Whether you realize it or not, a lot of work goes into making every single detail of a TV show or movie. Even when it has a lot of practical effects, VFX is almost everywhere nowadays, especially in key setpieces. Take Peacemaker for example.
That show had a lot of regular effects per the wishes of creator James Gunn. But, there were some spaces that had to be full-on VFX, such as the “Quantum Closet” that Peacemaker and his dad used to store their stuff. VFX supervisor Mark Gee talked about what it took to make this place look and feel “real” and it was apparently very challenging:
“It was an interesting concept which James described as an infinite space,” Gee said. “Arguably walk into this room where he has all these helmets and these devices, and it would expand infinitely out. So, that was simply the brief. What was shot on set was basically one or two layers of those cabinets, and that’s all you saw. Everything up beyond that was all CG. So, the hard part was to make that feel infinite, especially because we were down at eye level in a lot of those shots. There’s only two shots where you’re up above so you got to see the sparseness of the space there. We experimented a lot as far as laying out the cabinets. Would it look like a cityscape at night? Would there be star scape or auroras, or would it just fall off the black?”

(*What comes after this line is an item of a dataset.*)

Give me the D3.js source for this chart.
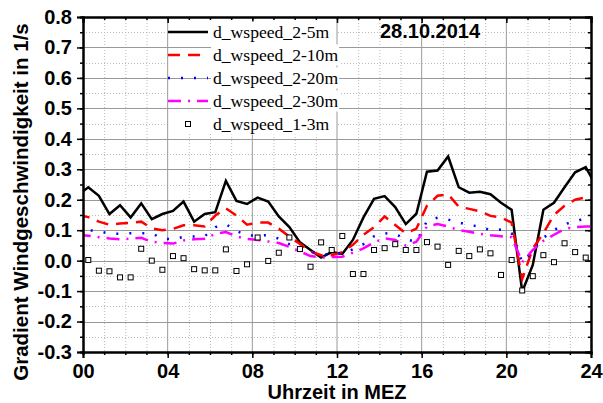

He continued, “and we went through all these sort of tests and concepts of doing this. The hardest thing was down at ground level, looking back through all those cabinets, making it believable, seeing that infinite space going back so where we ended up going was we built a stadium so everything would sort of come up and you could have the cabinets going back as far as they can go.”
We were only in that closet for 2-3 scenes throughout the series, but they went to work to make it work, and we should be grateful.